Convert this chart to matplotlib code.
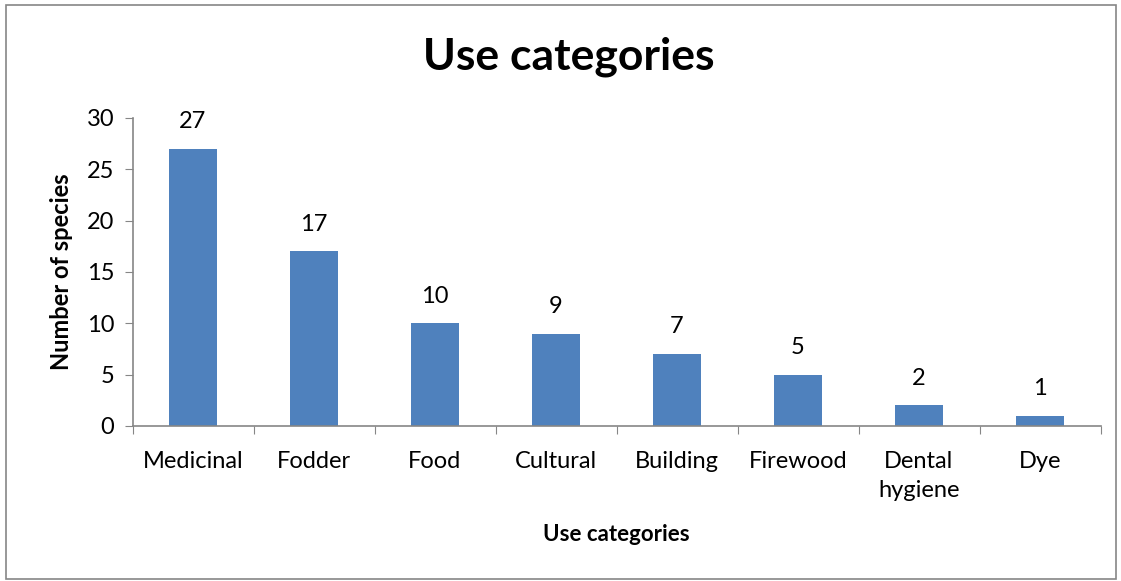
# Bar chart of species counts per use category (Excel-style).
import matplotlib.pyplot as plt
from matplotlib.patches import Rectangle
import numpy as np

categories = ["Medicinal", "Fodder", "Food", "Cultural", "Building",
              "Firewood", "Dental\nhygiene", "Dye"]
species = [27, 17, 10, 9, 7, 5, 2, 1]

plt.rcParams['font.family'] = ['Lato', 'DejaVu Sans']

W, H = 1121, 581
fig = plt.figure(figsize=(W / 100, H / 100), dpi=100)
ax = fig.add_axes([132.5 / W, 1 - 426 / H, (1100.5 - 132.5) / W, (426 - 118) / H])

x = np.arange(len(categories))
bars = ax.bar(x, species, width=0.4, color="#4F81BD")

# value labels above each bar
for xi, v in zip(x, species):
    ax.annotate(str(v), (xi, v), xytext=(0, 12), textcoords="offset points",
                ha="center", va="bottom", fontsize=17)

ax.set_xlim(-0.5, len(categories) - 0.5)
ax.set_ylim(0, 30)
ax.set_yticks(range(0, 31, 5))
ax.tick_params(axis="y", labelsize=17, direction="out", length=6,
               color="#868686", pad=7)

# ticks sit between categories, labels in the middle
ax.set_xticks(np.arange(-0.5, len(categories), 1))
ax.set_xticklabels([])
ax.set_xticks(x, minor=True)
ax.set_xticklabels(categories, minor=True, fontsize=17, linespacing=1.45)
ax.tick_params(axis="x", which="major", direction="out", length=6, color="#868686")
ax.tick_params(axis="x", which="minor", length=0, pad=18)

for s in ["top", "right"]:
    ax.spines[s].set_visible(False)
for s in ["left", "bottom"]:
    ax.spines[s].set_color("#868686")
    ax.spines[s].set_linewidth(1.2)

ax.set_xlabel("Use categories", fontsize=16, fontweight="bold", labelpad=17)
ax.set_ylabel("Number of species", fontsize=17, fontweight="bold", labelpad=10)
fig.text(0.5075, 1 - 57 / H, "Use categories", ha="center", va="center",
         fontsize=32, fontweight="bold")

# outer chart border
fig.add_artist(Rectangle((6 / W, 1 - 579 / H), (1116 - 6) / W, (579 - 5) / H,
                         transform=fig.transFigure, fill=False,
                         edgecolor="#868686", linewidth=1.2))

plt.savefig("out.png", dpi=100)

### TASK GOAL
Set the pictures aside and transcribe the data above exactly.

### RESULT OF THIS EXERCISE
Convert this chart to matplotlib code.
# Bar chart of species counts per use category (Excel-style).
import matplotlib.pyplot as plt
from matplotlib.patches import Rectangle
import numpy as np

categories = ["Medicinal", "Fodder", "Food", "Cultural", "Building",
              "Firewood", "Dental\nhygiene", "Dye"]
species = [27, 17, 10, 9, 7, 5, 2, 1]

plt.rcParams['font.family'] = ['Lato', 'DejaVu Sans']

W, H = 1121, 581
fig = plt.figure(figsize=(W / 100, H / 100), dpi=100)
ax = fig.add_axes([132.5 / W, 1 - 426 / H, (1100.5 - 132.5) / W, (426 - 118) / H])

x = np.arange(len(categories))
bars = ax.bar(x, species, width=0.4, color="#4F81BD")

# value labels above each bar
for xi, v in zip(x, species):
    ax.annotate(str(v), (xi, v), xytext=(0, 12), textcoords="offset points",
                ha="center", va="bottom", fontsize=17)

ax.set_xlim(-0.5, len(categories) - 0.5)
ax.set_ylim(0, 30)
ax.set_yticks(range(0, 31, 5))
ax.tick_params(axis="y", labelsize=17, direction="out", length=6,
               color="#868686", pad=7)

# ticks sit between categories, labels in the middle
ax.set_xticks(np.arange(-0.5, len(categories), 1))
ax.set_xticklabels([])
ax.set_xticks(x, minor=True)
ax.set_xticklabels(categories, minor=True, fontsize=17, linespacing=1.45)
ax.tick_params(axis="x", which="major", direction="out", length=6, color="#868686")
ax.tick_params(axis="x", which="minor", length=0, pad=18)

for s in ["top", "right"]:
    ax.spines[s].set_visible(False)
for s in ["left", "bottom"]:
    ax.spines[s].set_color("#868686")
    ax.spines[s].set_linewidth(1.2)

ax.set_xlabel("Use categories", fontsize=16, fontweight="bold", labelpad=17)
ax.set_ylabel("Number of species", fontsize=17, fontweight="bold", labelpad=10)
fig.text(0.5075, 1 - 57 / H, "Use categories", ha="center", va="center",
         fontsize=32, fontweight="bold")

# outer chart border
fig.add_artist(Rectangle((6 / W, 1 - 579 / H), (1116 - 6) / W, (579 - 5) / H,
                         transform=fig.transFigure, fill=False,
                         edgecolor="#868686", linewidth=1.2))

plt.savefig("out.png", dpi=100)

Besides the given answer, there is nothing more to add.